Stop by 7 or 8 PM. Anything you don't know by then, you won't reliably learn tonight, and trying will cost you sleep that matters more.

The evening

Make it boring. Familiar dinner, light activity, no new stressors. Lay out tomorrow's clothes, ID, calculator, water bottle, and whatever else you need. Pre-decide your morning so you don't have to make decisions on a sleepy brain.

If you must study after dinner, limit it to 30 minutes of flashcards. Anything more eats into sleep without adding to knowledge.

The night

Sleep at your normal time, not earlier or later. Pushing sleep early to "get more rest" usually means lying awake. The point is consistency.

If you're anxious in bed, the standard tricks work: slow breathing (in for four, out for six), or write down what's on your mind on a notepad. Both quiet the loop.

The morning of

Wake up at your usual time, not at 5 AM "to study more." Eat a normal breakfast, the same kind you eat on other days. Coffee at your normal dose, no extra.

A short morning warm-up helps for most students: 15 to 20 minutes reviewing the three hardest topics, out loud or with flashcards. The point isn't to learn; it's to prime retrieval so the first questions don't catch your brain cold.

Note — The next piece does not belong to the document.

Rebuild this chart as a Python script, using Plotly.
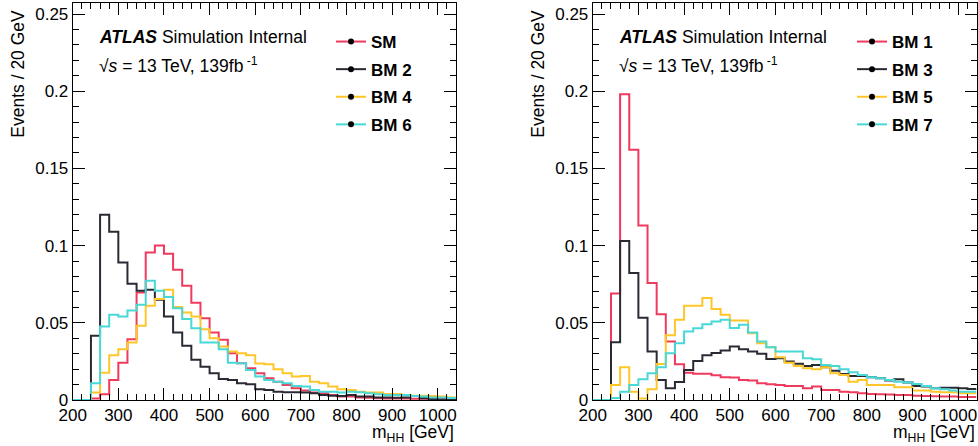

After that, stop studying. The last hour before an exam is better spent walking, listening to music, or sitting somewhere calm. More studying in the last hour mostly fuels anxiety.

The 30 minutes before

Arrive 30 minutes early. Bathroom, water, sit down somewhere quiet. Don't open your notes. Don't compare answers with classmates; their last-minute panic is contagious.

Do a slow breathing pattern for two minutes (in for four, hold for two, out for six). It's not a magic trick; it slightly lowers your heart rate and the felt sense of nervousness. That's enough to walk in steady.

You've already done the work. The next two hours are about delivering it.